Donald F. Turner
Donald F. Turner was a notable antitrust attorney and professor at Harvard Law School. A native of Chippewa Falls, Wisconsin, Turner graduated from Northwestern University in 1941, and went on to earn a doctorate in economics from Harvard University in 1947 and a law degree from Yale Law School in 1950. He clerked for Supreme Court Associate Justice Tom C. Clark, and joined the Harvard Law School faculty in 1954. He headed Antitrust Division at the United States Department of Justice under Lyndon Baines Johnson. He retired from Harvard in 1979 and joined the law firm of Wilmer Cutler & Pickering. He also served as visiting professor at Georgetown University Law Center and was a fellow at the Brookings Institution.
He died on July 24, 1994 from Alzheimer's disease.
Upon his death, Associate Justice Stephen G. Breyer wrote his obituary on his legal career.[1] Breyer wrote that Turner was Breyer's first post-clerkship employer.

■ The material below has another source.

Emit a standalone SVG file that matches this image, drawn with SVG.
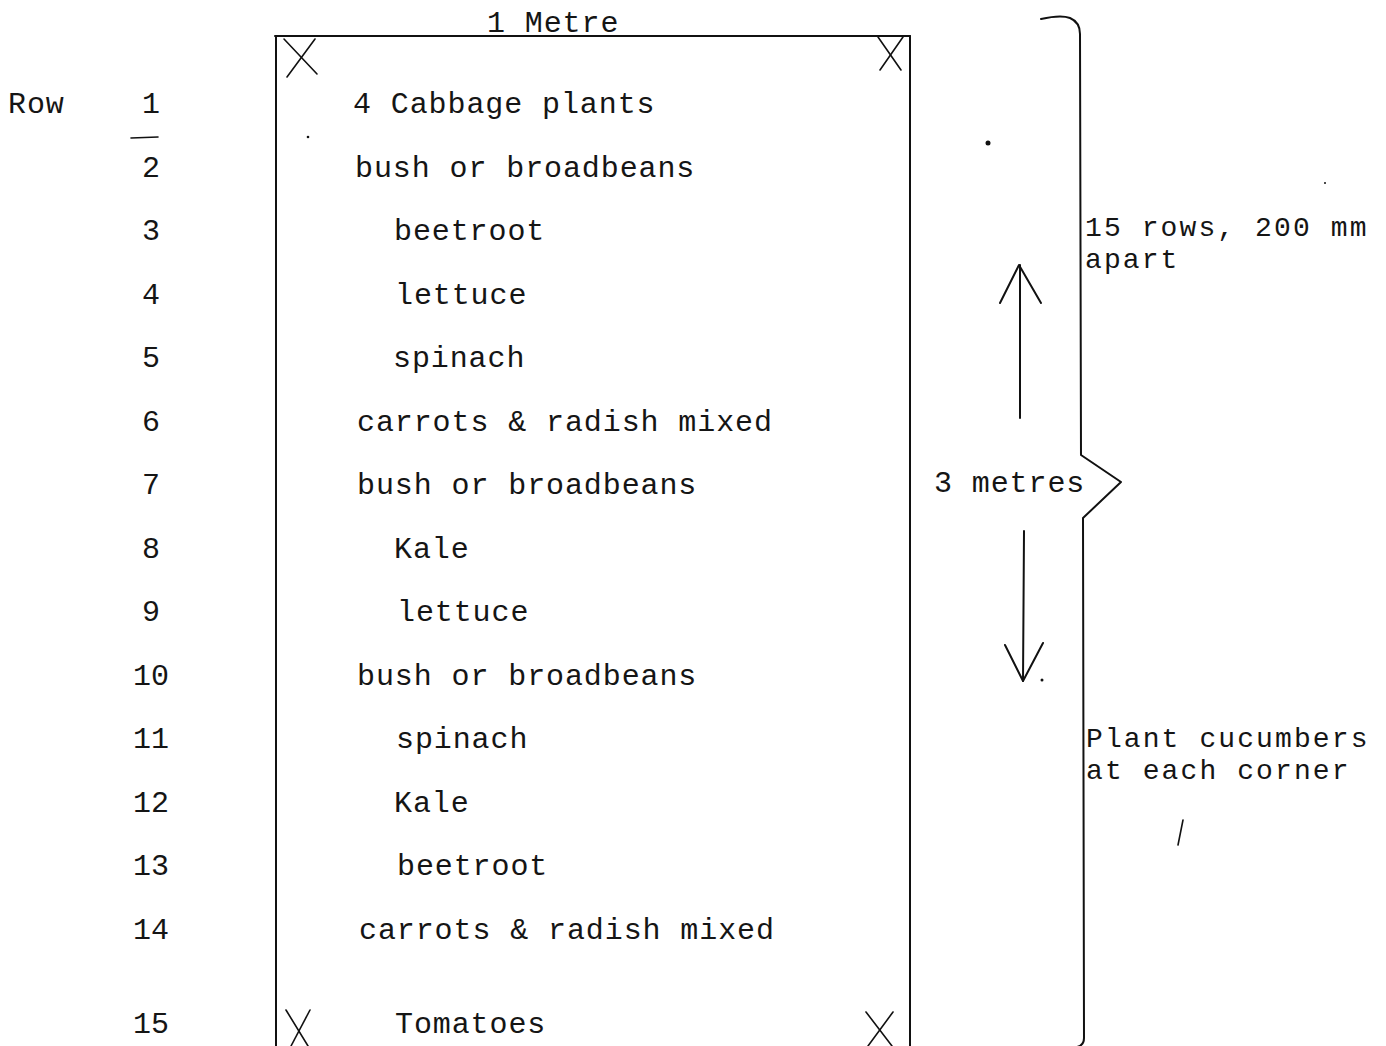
<svg xmlns="http://www.w3.org/2000/svg" width="1386" height="1046" viewBox="0 0 1386 1046">
  <style>
    .t { font-family: "Liberation Mono", "DejaVu Sans Mono", monospace; font-size: 30px; letter-spacing: 0.9px; fill: #151515; }
    .s { font-family: "Liberation Mono", "DejaVu Sans Mono", monospace; font-size: 28px; letter-spacing: 2.1px; fill: #151515; }
    .n { font-family: "Liberation Mono", "DejaVu Sans Mono", monospace; font-size: 30px; fill: #151515; text-anchor: middle; }
    .ln { stroke: #111; stroke-width: 2; fill: none; stroke-linecap: round; stroke-linejoin: round; }
    .thin { stroke: #111; stroke-width: 1.6; fill: none; stroke-linecap: round; }
  </style>
  <rect width="1386" height="1046" fill="#fff"/>

  <g id="plot">
    <line class="ln" x1="275" y1="36" x2="910" y2="36"/>
    <line class="ln" x1="276" y1="36" x2="276" y2="1046"/>
    <line class="ln" x1="910" y1="36" x2="910" y2="1046"/>
    <text class="t" x="487" y="32">1 Metre</text>
  </g>

  <g id="corner-markers">
    <g id="corner-tl">
      <line class="thin" x1="284" y1="39" x2="317" y2="74"/>
      <line class="thin" x1="315" y1="39" x2="287" y2="77"/>
    </g>
    <g id="corner-tr">
      <line class="thin" x1="878" y1="37" x2="901" y2="70"/>
      <line class="thin" x1="903" y1="37" x2="880" y2="70"/>
    </g>
    <g id="corner-bl">
      <line class="thin" x1="286" y1="1010" x2="308" y2="1046"/>
      <line class="thin" x1="310" y1="1010" x2="291" y2="1046"/>
    </g>
    <g id="corner-br">
      <line class="thin" x1="866" y1="1012" x2="892" y2="1046"/>
      <line class="thin" x1="893" y1="1012" x2="868" y2="1046"/>
    </g>
  </g>

  <g id="row-numbers">
    <text class="t" x="8" y="113">Row</text>
    <text class="n" x="151" y="113">1</text>
    <line class="thin" x1="131" y1="138" x2="158" y2="137" stroke-width="1.2"/>
    <text class="n" x="151" y="177">2</text>
    <text class="n" x="151" y="240">3</text>
    <text class="n" x="151" y="304">4</text>
    <text class="n" x="151" y="367">5</text>
    <text class="n" x="151" y="431">6</text>
    <text class="n" x="151" y="494">7</text>
    <text class="n" x="151" y="558">8</text>
    <text class="n" x="151" y="621">9</text>
    <text class="n" x="151" y="685">10</text>
    <text class="n" x="151" y="748">11</text>
    <text class="n" x="151" y="812">12</text>
    <text class="n" x="151" y="875">13</text>
    <text class="n" x="151" y="939">14</text>
    <text class="n" x="151" y="1033">15</text>
  </g>

  <g id="crop-rows">
    <text class="t" x="353" y="113">4 Cabbage plants</text>
    <text class="t" x="355" y="177">bush or broadbeans</text>
    <text class="t" x="394" y="240">beetroot</text>
    <text class="t" x="395" y="304">lettuce</text>
    <text class="t" x="393" y="367">spinach</text>
    <text class="t" x="357" y="431">carrots &amp; radish mixed</text>
    <text class="t" x="357" y="494">bush or broadbeans</text>
    <text class="t" x="394" y="558">Kale</text>
    <text class="t" x="397" y="621">lettuce</text>
    <text class="t" x="357" y="685">bush or broadbeans</text>
    <text class="t" x="396" y="748">spinach</text>
    <text class="t" x="394" y="812">Kale</text>
    <text class="t" x="397" y="875">beetroot</text>
    <text class="t" x="359" y="939">carrots &amp; radish mixed</text>
    <text class="t" x="395" y="1033">Tomatoes</text>
  </g>

  <g id="connectors">
    <g id="arrow-up">
      <line class="ln" x1="1020" y1="418" x2="1020" y2="265"/>
      <polyline class="ln" points="1000,303 1019,265 1041,303"/>
    </g>
    <g id="arrow-down">
      <line class="ln" x1="1024" y1="531" x2="1023" y2="681"/>
      <polyline class="ln" points="1005,645 1023,681 1043,643"/>
    </g>
    <path id="brace" class="ln" d="M1041,19 C1050,17 1062,15 1070,18 C1077,21 1080,26 1080,34 L1081,455 L1121,482 L1083,518 L1084,1038 C1084,1043 1081,1046 1077,1047"/>
  </g>

  <g id="annotations">
    <text class="t" x="934" y="492">3 metres</text>
    <text class="s" x="1085" y="236">15 rows, 200 mm</text>
    <text class="s" x="1085" y="268">apart</text>
    <text class="s" x="1086" y="747">Plant cucumbers</text>
    <text class="s" x="1086" y="779">at each corner</text>
    <line class="thin" x1="1183" y1="820" x2="1178" y2="845"/>
  </g>

  <g id="specks" fill="#111">
    <circle cx="988" cy="143" r="2.5"/>
    <circle cx="308" cy="137" r="1.3"/>
    <circle cx="1042" cy="680" r="1.5"/>
    <circle cx="1325" cy="183" r="1"/>
  </g>
</svg>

He is celebrated for his 1956 article on the so-called Cellophane Case against the duPont company[2] It marked the first time economic analysis was well publicized to analyse antitrust law for the non-economist public.
References
- ↑ Volume 41, Antitrust Bulletin, pages 725-727 (1996)
- ↑ Harvard Law Review Volume 70, No. 2 Dec 1956 pp. 281–318.